Record excerpts ->
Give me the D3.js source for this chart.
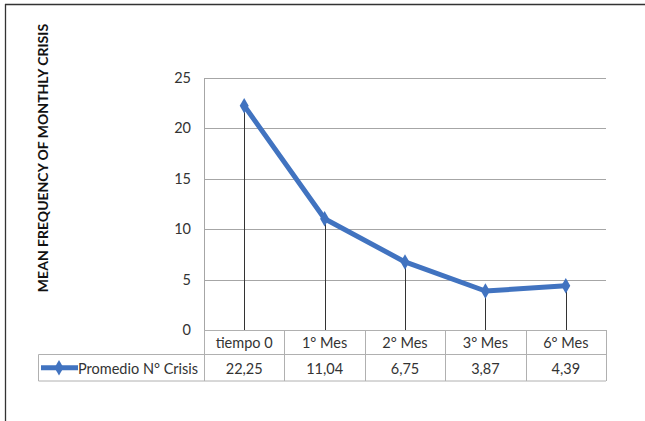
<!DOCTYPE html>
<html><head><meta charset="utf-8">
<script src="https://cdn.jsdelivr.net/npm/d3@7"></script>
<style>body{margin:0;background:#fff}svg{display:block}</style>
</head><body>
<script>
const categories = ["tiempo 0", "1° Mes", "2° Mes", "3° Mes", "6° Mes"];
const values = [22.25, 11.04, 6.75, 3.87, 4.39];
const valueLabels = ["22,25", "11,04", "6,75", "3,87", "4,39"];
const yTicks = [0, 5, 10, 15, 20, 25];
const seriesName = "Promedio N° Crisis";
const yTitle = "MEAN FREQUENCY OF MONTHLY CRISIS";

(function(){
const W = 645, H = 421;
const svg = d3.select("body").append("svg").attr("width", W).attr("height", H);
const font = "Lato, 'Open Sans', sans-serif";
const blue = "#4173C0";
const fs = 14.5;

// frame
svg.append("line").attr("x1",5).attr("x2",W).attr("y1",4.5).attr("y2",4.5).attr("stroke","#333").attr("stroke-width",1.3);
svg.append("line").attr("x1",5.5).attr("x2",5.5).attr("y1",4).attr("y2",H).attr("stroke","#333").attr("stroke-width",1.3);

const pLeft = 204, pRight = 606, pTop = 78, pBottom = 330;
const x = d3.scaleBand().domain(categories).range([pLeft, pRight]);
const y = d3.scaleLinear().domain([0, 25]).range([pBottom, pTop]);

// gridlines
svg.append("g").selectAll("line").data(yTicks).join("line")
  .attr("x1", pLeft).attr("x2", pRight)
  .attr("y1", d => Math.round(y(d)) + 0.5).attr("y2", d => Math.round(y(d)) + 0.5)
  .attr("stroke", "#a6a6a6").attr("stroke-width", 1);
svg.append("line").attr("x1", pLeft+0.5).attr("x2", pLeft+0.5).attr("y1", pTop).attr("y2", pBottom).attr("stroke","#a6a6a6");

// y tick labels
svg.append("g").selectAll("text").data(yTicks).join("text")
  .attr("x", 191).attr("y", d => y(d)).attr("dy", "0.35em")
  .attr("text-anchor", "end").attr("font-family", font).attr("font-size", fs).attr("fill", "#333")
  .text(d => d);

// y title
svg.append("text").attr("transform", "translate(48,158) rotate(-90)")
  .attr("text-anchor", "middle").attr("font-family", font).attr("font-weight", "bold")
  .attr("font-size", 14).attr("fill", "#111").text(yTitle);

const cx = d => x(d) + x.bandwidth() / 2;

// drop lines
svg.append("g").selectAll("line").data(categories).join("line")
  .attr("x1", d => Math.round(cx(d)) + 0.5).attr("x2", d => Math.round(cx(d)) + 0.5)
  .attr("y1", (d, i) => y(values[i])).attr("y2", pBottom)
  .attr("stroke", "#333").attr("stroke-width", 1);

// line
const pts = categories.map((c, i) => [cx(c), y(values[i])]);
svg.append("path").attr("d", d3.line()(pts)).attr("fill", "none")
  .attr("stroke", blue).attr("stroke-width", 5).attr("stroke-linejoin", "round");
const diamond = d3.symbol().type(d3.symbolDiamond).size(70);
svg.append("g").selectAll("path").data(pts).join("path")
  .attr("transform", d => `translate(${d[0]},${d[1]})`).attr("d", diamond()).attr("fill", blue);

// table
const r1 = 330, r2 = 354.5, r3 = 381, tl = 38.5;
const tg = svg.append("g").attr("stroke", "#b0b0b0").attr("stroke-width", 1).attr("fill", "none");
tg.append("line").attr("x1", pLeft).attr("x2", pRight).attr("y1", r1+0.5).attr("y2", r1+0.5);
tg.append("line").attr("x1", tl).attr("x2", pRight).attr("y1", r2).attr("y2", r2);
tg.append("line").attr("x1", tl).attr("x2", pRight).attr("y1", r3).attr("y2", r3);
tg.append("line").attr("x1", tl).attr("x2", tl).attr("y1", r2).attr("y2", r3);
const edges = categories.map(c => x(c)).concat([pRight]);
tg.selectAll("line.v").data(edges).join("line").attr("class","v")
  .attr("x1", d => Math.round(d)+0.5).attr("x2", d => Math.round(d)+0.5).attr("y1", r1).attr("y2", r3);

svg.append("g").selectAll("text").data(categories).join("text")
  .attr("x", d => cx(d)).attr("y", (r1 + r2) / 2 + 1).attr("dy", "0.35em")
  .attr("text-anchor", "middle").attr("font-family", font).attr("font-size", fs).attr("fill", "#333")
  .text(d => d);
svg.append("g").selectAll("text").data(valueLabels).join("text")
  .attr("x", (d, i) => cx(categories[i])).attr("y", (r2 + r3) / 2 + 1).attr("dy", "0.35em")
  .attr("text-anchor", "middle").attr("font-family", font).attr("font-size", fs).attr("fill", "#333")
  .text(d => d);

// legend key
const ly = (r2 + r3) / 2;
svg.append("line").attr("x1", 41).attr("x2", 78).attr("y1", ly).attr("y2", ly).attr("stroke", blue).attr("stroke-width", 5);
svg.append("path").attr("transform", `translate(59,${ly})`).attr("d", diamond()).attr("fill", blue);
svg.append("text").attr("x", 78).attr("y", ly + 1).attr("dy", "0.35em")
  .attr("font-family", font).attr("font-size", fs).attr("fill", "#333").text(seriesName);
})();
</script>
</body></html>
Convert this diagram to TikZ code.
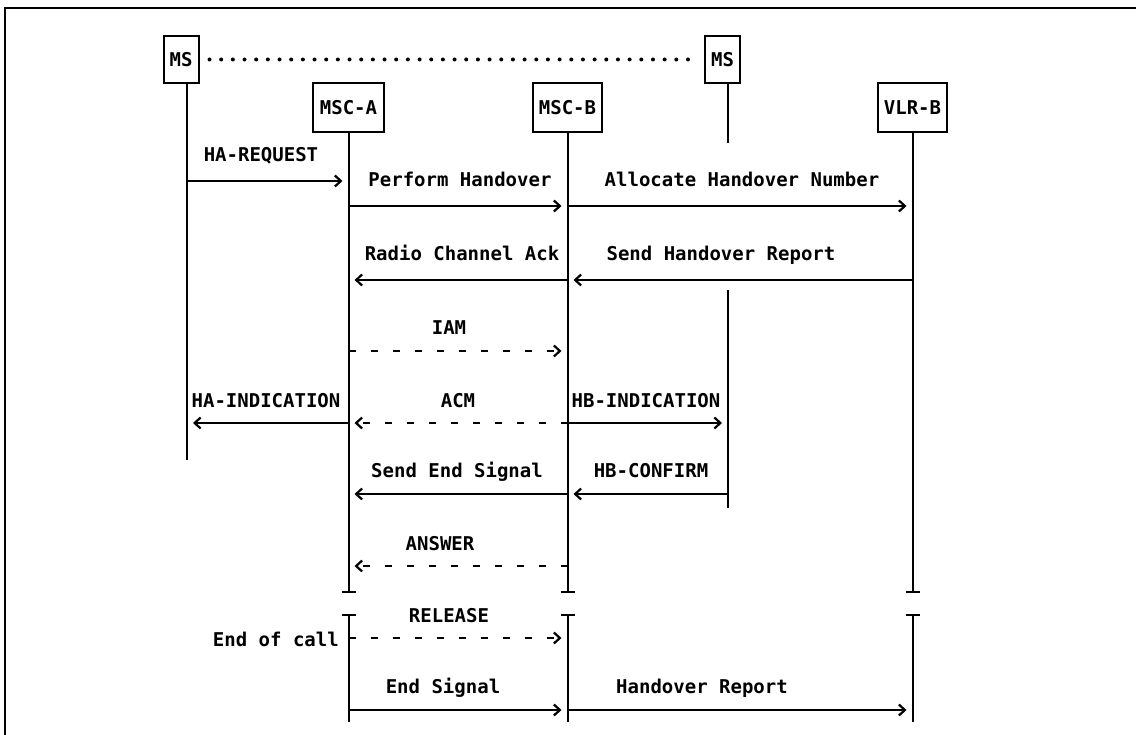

Work required -> Replicate the material above verbatim; images stay out of the copy.

The completed task ->
Give me the D3.js source for this chart.
<!DOCTYPE html>
<html><head><meta charset="utf-8">
<script src="https://cdn.jsdelivr.net/npm/d3@7"></script>
<style>body{margin:0;background:#fff}svg{display:block}</style>
</head><body>
<script>
const categories = ["tiempo 0", "1° Mes", "2° Mes", "3° Mes", "6° Mes"];
const values = [22.25, 11.04, 6.75, 3.87, 4.39];
const valueLabels = ["22,25", "11,04", "6,75", "3,87", "4,39"];
const yTicks = [0, 5, 10, 15, 20, 25];
const seriesName = "Promedio N° Crisis";
const yTitle = "MEAN FREQUENCY OF MONTHLY CRISIS";

(function(){
const W = 645, H = 421;
const svg = d3.select("body").append("svg").attr("width", W).attr("height", H);
const font = "Lato, 'Open Sans', sans-serif";
const blue = "#4173C0";
const fs = 14.5;

// frame
svg.append("line").attr("x1",5).attr("x2",W).attr("y1",4.5).attr("y2",4.5).attr("stroke","#333").attr("stroke-width",1.3);
svg.append("line").attr("x1",5.5).attr("x2",5.5).attr("y1",4).attr("y2",H).attr("stroke","#333").attr("stroke-width",1.3);

const pLeft = 204, pRight = 606, pTop = 78, pBottom = 330;
const x = d3.scaleBand().domain(categories).range([pLeft, pRight]);
const y = d3.scaleLinear().domain([0, 25]).range([pBottom, pTop]);

// gridlines
svg.append("g").selectAll("line").data(yTicks).join("line")
  .attr("x1", pLeft).attr("x2", pRight)
  .attr("y1", d => Math.round(y(d)) + 0.5).attr("y2", d => Math.round(y(d)) + 0.5)
  .attr("stroke", "#a6a6a6").attr("stroke-width", 1);
svg.append("line").attr("x1", pLeft+0.5).attr("x2", pLeft+0.5).attr("y1", pTop).attr("y2", pBottom).attr("stroke","#a6a6a6");

// y tick labels
svg.append("g").selectAll("text").data(yTicks).join("text")
  .attr("x", 191).attr("y", d => y(d)).attr("dy", "0.35em")
  .attr("text-anchor", "end").attr("font-family", font).attr("font-size", fs).attr("fill", "#333")
  .text(d => d);

// y title
svg.append("text").attr("transform", "translate(48,158) rotate(-90)")
  .attr("text-anchor", "middle").attr("font-family", font).attr("font-weight", "bold")
  .attr("font-size", 14).attr("fill", "#111").text(yTitle);

const cx = d => x(d) + x.bandwidth() / 2;

// drop lines
svg.append("g").selectAll("line").data(categories).join("line")
  .attr("x1", d => Math.round(cx(d)) + 0.5).attr("x2", d => Math.round(cx(d)) + 0.5)
  .attr("y1", (d, i) => y(values[i])).attr("y2", pBottom)
  .attr("stroke", "#333").attr("stroke-width", 1);

// line
const pts = categories.map((c, i) => [cx(c), y(values[i])]);
svg.append("path").attr("d", d3.line()(pts)).attr("fill", "none")
  .attr("stroke", blue).attr("stroke-width", 5).attr("stroke-linejoin", "round");
const diamond = d3.symbol().type(d3.symbolDiamond).size(70);
svg.append("g").selectAll("path").data(pts).join("path")
  .attr("transform", d => `translate(${d[0]},${d[1]})`).attr("d", diamond()).attr("fill", blue);

// table
const r1 = 330, r2 = 354.5, r3 = 381, tl = 38.5;
const tg = svg.append("g").attr("stroke", "#b0b0b0").attr("stroke-width", 1).attr("fill", "none");
tg.append("line").attr("x1", pLeft).attr("x2", pRight).attr("y1", r1+0.5).attr("y2", r1+0.5);
tg.append("line").attr("x1", tl).attr("x2", pRight).attr("y1", r2).attr("y2", r2);
tg.append("line").attr("x1", tl).attr("x2", pRight).attr("y1", r3).attr("y2", r3);
tg.append("line").attr("x1", tl).attr("x2", tl).attr("y1", r2).attr("y2", r3);
const edges = categories.map(c => x(c)).concat([pRight]);
tg.selectAll("line.v").data(edges).join("line").attr("class","v")
  .attr("x1", d => Math.round(d)+0.5).attr("x2", d => Math.round(d)+0.5).attr("y1", r1).attr("y2", r3);

svg.append("g").selectAll("text").data(categories).join("text")
  .attr("x", d => cx(d)).attr("y", (r1 + r2) / 2 + 1).attr("dy", "0.35em")
  .attr("text-anchor", "middle").attr("font-family", font).attr("font-size", fs).attr("fill", "#333")
  .text(d => d);
svg.append("g").selectAll("text").data(valueLabels).join("text")
  .attr("x", (d, i) => cx(categories[i])).attr("y", (r2 + r3) / 2 + 1).attr("dy", "0.35em")
  .attr("text-anchor", "middle").attr("font-family", font).attr("font-size", fs).attr("fill", "#333")
  .text(d => d);

// legend key
const ly = (r2 + r3) / 2;
svg.append("line").attr("x1", 41).attr("x2", 78).attr("y1", ly).attr("y2", ly).attr("stroke", blue).attr("stroke-width", 5);
svg.append("path").attr("transform", `translate(59,${ly})`).attr("d", diamond()).attr("fill", blue);
svg.append("text").attr("x", 78).attr("y", ly + 1).attr("dy", "0.35em")
  .attr("font-family", font).attr("font-size", fs).attr("fill", "#333").text(seriesName);
})();
</script>
</body></html>
Convert this diagram to TikZ code.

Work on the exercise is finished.